What her creative process looks like:

“It’s changed through the years. When I started, it was mostly about the print, and that defined the silhouette. Now it’s a lot more about having a complete range, where the image is an important part of the narrative. My collections are usually quite thematic, so I don’t start with a time period or a muse; I start with the inspiration, which is usually an artist inspiration that kind of defines the collection.

“Last season it was about the beginning of Modernism—so taking it from the arts-and-crafts movement and William Morris’ textiles up to Bauhaus via Pointillism, and how it changes. William Morris and the decorative nature of his designs, and the more pragmatic and pure vision of Bauhaus, are both parts of my work. At the beginning of the collection, we were trying to bleed one into another. We put a lot of images up on a mood board, trying to cross the gaps between the two. And you find a lot more similarities and synergy between the two as you do it. We were looking at Victorian tiles and how they were very similar to a Bauhaus building and bringing that into the collection. Then I’ll sketch and do different collages with a lot of the imagery on the body to see how it fits and scales. We will take those collages, and it will inspire everything that we do with the silhouette and textile design. Then it’s back and forth between myself and my team. I’ll do something and I’ll give it to my print team, and they’ll continue the design or they’ll find a reference and give it to me, and I’ll place it on the body.”

Her next collaboration will be outside of her wheelhouse:

“Every collaboration you do, you do it because you want to understand more about that medium. It’s not only creating brand awareness beyond your audience, but it’s also about doing [a collaboration] with a leader in their field. When we did Moncler and Moose Knuckles, it was about doing a perfect piece of outerwear, and we would never be able to do it at that kind level [on our own].

“At this point, any collaboration you take should be something that offers a diversification of your own product. I don’t know what would be an idea one—probably something within interiors or gifting.
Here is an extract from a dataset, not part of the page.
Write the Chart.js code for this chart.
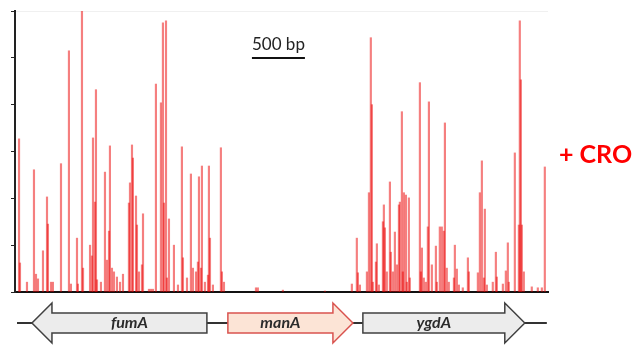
<!DOCTYPE html>
<html>
<head>
<meta charset="utf-8">
<script src="https://cdn.jsdelivr.net/npm/chart.js@4"></script>
<style>
  html, body { margin: 0; padding: 0; background: #fff; }
  #wrap { width: 640px; height: 362px; position: relative; }
</style>
</head>
<body>
<div id="wrap"><canvas id="cov"></canvas></div>
<script>
// read coverage spikes (position in bp, relative read depth)
const spikePos = [
  38, 47, 113, 179, 198, 217, 264, 302, 311, 340, 358, 434, 509, 528, 585, 594,
  632, 642, 708, 726, 736, 755, 764, 774, 811, 849, 868, 887, 896, 915, 934, 962,
  991, 1019, 1075, 1085, 1104, 1113, 1142, 1151, 1170, 1198, 1208, 1264, 1283, 1302,
  1330, 1377, 1396, 1406, 1425, 1434, 1453, 1500, 1538, 1575, 1585, 1623, 1660, 1679,
  1708, 1726, 1736, 1755, 1764, 1792, 1821, 1830, 1840, 1868, 1943, 1953, 1972,
  2274, 2292, 2528, 2925,
  3179, 3226, 3236, 3255, 3321, 3340, 3358, 3368, 3377, 3406, 3415, 3434, 3472, 3481,
  3491, 3509, 3538, 3547, 3566, 3585, 3604, 3623, 3632, 3651, 3660, 3670, 3689, 3698,
  3717, 3726, 3821, 3830, 3840, 3858, 3877, 3896, 3906, 3934, 3972, 3981, 4009, 4028,
  4047, 4057, 4075, 4094, 4142, 4151, 4170, 4189, 4226, 4274, 4283, 4368, 4387, 4406,
  4425, 4434, 4453, 4509, 4538, 4547, 4604, 4632, 4651, 4660, 4717, 4755, 4764, 4774,
  4783, 4802, 4877, 4934, 4972, 5000
];
const spikeVal = [
  3.27, 0.62, 0.21, 2.61, 0.38, 0.28, 0.88, 2.03, 1.45, 0.21, 0.21, 2.74, 5.15, 0.17, 1.15, 0.17,
  6.0, 0.51, 1.0, 0.77, 3.29, 1.92, 4.32, 0.26, 0.21, 2.56, 0.68, 1.30, 3.12, 0.51, 0.43, 0.32,
  0.21, 0.38, 1.90, 2.33, 3.14, 2.86, 2.05, 1.43, 0.43, 0.58, 1.67, 0.06, 0.06, 0.06,
  4.44, 4.04, 5.75, 1.90, 5.79, 0.30, 1.56, 1.0, 0.15, 3.10, 0.73, 0.30, 2.52, 0.51,
  0.43, 0.64, 2.46, 0.51, 2.69, 0.21, 0.36, 2.69, 1.15, 0.15, 3.08, 0.43, 0.21,
  0.09, 0.09, 0.04, 0.02,
  0.17, 1.15, 0.41, 0.15, 0.43, 2.12, 5.43, 4.0, 0.21, 0.64, 1.03, 0.15, 1.50, 1.86,
  1.37, 0.43, 2.35, 0.85, 0.43, 1.28, 0.58, 1.86, 1.92, 3.85, 0.43, 2.12, 2.07, 0.21,
  2.01, 0.30, 4.47, 0.43, 0.94, 0.30, 0.21, 1.39, 4.06, 0.58, 0.98, 0.21, 1.39, 1.39,
  1.30, 3.61, 0.51, 0.21, 0.30, 1.0, 0.49, 0.15, 0.09, 0.73, 0.43, 0.41, 2.12, 2.80,
  0.30, 1.77, 0.15, 0.21, 0.85, 0.32, 0.17, 0.45, 1.05, 0.21, 2.97, 1.43, 5.79, 4.53,
  1.43, 0.43, 0.11, 0.09, 0.09, 2.67
];

// gene map (bp)
const geneNames = ["fumA", "manA", "ygdA"];
const geneStart = [160, 2009, 3283];
const geneEnd = [1811, 3189, 4811];
const geneStrand = [-1, 1, 1];
const locusStart = 19;
const locusEnd = 5019;

const regionMax = 5030;
const scaleBarStart = 2236;
const scaleBarLen = 500;
const sampleLabel = "+ CRO";

// draws the scale bar, condition label and the gene arrows
const annotations = {
  id: "annotations",
  afterDraw(chart) {
    const ctx = chart.ctx;
    const x = chart.scales.x;
    ctx.save();

    // scale bar
    const sb0 = x.getPixelForValue(scaleBarStart);
    const sb1 = x.getPixelForValue(scaleBarStart + scaleBarLen);
    ctx.fillStyle = "#222";
    ctx.font = "17px Lato, 'Open Sans', sans-serif";
    ctx.textAlign = "center";
    ctx.textBaseline = "alphabetic";
    ctx.fillText(scaleBarLen + " bp", (sb0 + sb1) / 2, 50);
    ctx.strokeStyle = "#111";
    ctx.lineWidth = 2;
    ctx.beginPath();
    ctx.moveTo(sb0, 58);
    ctx.lineTo(sb1, 58);
    ctx.stroke();

    // condition label
    ctx.fillStyle = "#f00";
    ctx.font = "bold 25px Lato, 'Open Sans', sans-serif";
    ctx.textAlign = "left";
    ctx.textBaseline = "middle";
    ctx.fillText(sampleLabel, 559, 155);

    // genes
    const yc = 323;
    ctx.strokeStyle = "#333";
    ctx.lineWidth = 2;
    ctx.beginPath();
    ctx.moveTo(x.getPixelForValue(locusStart), yc);
    ctx.lineTo(x.getPixelForValue(locusEnd), yc);
    ctx.stroke();

    const head = 20, body = 10, wing = 20;
    geneNames.forEach((name, i) => {
      const a = x.getPixelForValue(geneStart[i]);
      const b = x.getPixelForValue(geneEnd[i]);
      const isMan = name === "manA";
      ctx.beginPath();
      if (geneStrand[i] > 0) {
        ctx.moveTo(a, yc - body);
        ctx.lineTo(b - head, yc - body);
        ctx.lineTo(b - head, yc - wing);
        ctx.lineTo(b, yc);
        ctx.lineTo(b - head, yc + wing);
        ctx.lineTo(b - head, yc + body);
        ctx.lineTo(a, yc + body);
      } else {
        ctx.moveTo(b, yc - body);
        ctx.lineTo(a + head, yc - body);
        ctx.lineTo(a + head, yc - wing);
        ctx.lineTo(a, yc);
        ctx.lineTo(a + head, yc + wing);
        ctx.lineTo(a + head, yc + body);
        ctx.lineTo(b, yc + body);
      }
      ctx.closePath();
      ctx.fillStyle = isMan ? "#fce4d6" : "#ececec";
      ctx.fill();
      ctx.lineWidth = 1.5;
      ctx.strokeStyle = isMan ? "#d9534f" : "#404040";
      ctx.stroke();

      ctx.fillStyle = "#2b2b2b";
      ctx.font = "italic bold 16px Lato, 'Open Sans', sans-serif";
      ctx.textAlign = "center";
      ctx.textBaseline = "middle";
      const cx = geneStrand[i] > 0 ? (a + b - head) / 2 : (a + head + b) / 2;
      ctx.fillText(name, cx, yc);
    });

    ctx.restore();
  }
};

const data = spikePos.map((p, i) => ({ x: p, y: spikeVal[i] }));

new Chart(document.getElementById("cov"), {
  type: "bar",
  data: {
    datasets: [{
      label: sampleLabel,
      data,
      backgroundColor: "rgba(235, 0, 0, 0.5)",
      borderWidth: 0,
      barThickness: 1.5,
    }],
  },
  options: {
    responsive: true,
    maintainAspectRatio: false,
    animation: false,
    layout: { padding: { left: 11, top: 11, right: 92, bottom: 70 } },
    plugins: {
      legend: { display: false },
      tooltip: { enabled: false },
    },
    scales: {
      x: {
        type: "linear",
        min: 0,
        max: regionMax,
        offset: false,
        grid: { display: false, offset: false, drawTicks: false },
        ticks: { display: false },
        border: { display: true, color: "#111", width: 2 },
      },
      y: {
        min: 0,
        max: 6,
        ticks: { display: false, stepSize: 1 },
        grid: {
          color: (c) => (c.tick && c.tick.value === 6 ? "#f0f0f0" : "rgba(0,0,0,0)"),
          tickColor: "#222",
          tickLength: 4,
          lineWidth: 1,
        },
        border: { display: true, color: "#222", width: 2 },
      },
    },
  },
  plugins: [annotations],
});
</script>
</body>
</html>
We have this idea that we want to do for our 10th anniversary. Working on a different product that has inspired the collection, because a lot of the collections have been inspired by objects, so we want to turn that on its head and take the object that inspired a print.”

 

The first thing she does in the morning:

“I look at my phone. Check if any urgent email or text message has appeared. And usually I’m late, so I get dressed and run out the door. If not, I’ll send a couple of emails to my team of things we need to go through that day.”

Her ultimate breakfast:

“There is never a breakfast [laughs]. I think the only breakfast I have is when I’m traveling, but not today! Avocado and toast would be my favorite with a side of scrambled eggs—if I ever had the possibility of having it. But at home, it’s usually coffee.”

Favorite room service order:

“I love a mac and cheese, and when I’m being healthy I like a cobb salad.”

If she was to wear one color other than black:

“I do wear color when I’m on holiday. I think that’s how I define work life and holiday life. When you make so many decisions with color every day, you just want a uniform. And when I’m on holiday, I want to feel like I’m not working, so I go all out!”

The last thing she screenshotted:

Jane Fonda wearing my design at Cannes [Film Festival].”

If she was bartending a party, she’d make...

“A Moscow mule or a gin tonic. My go-to these days!”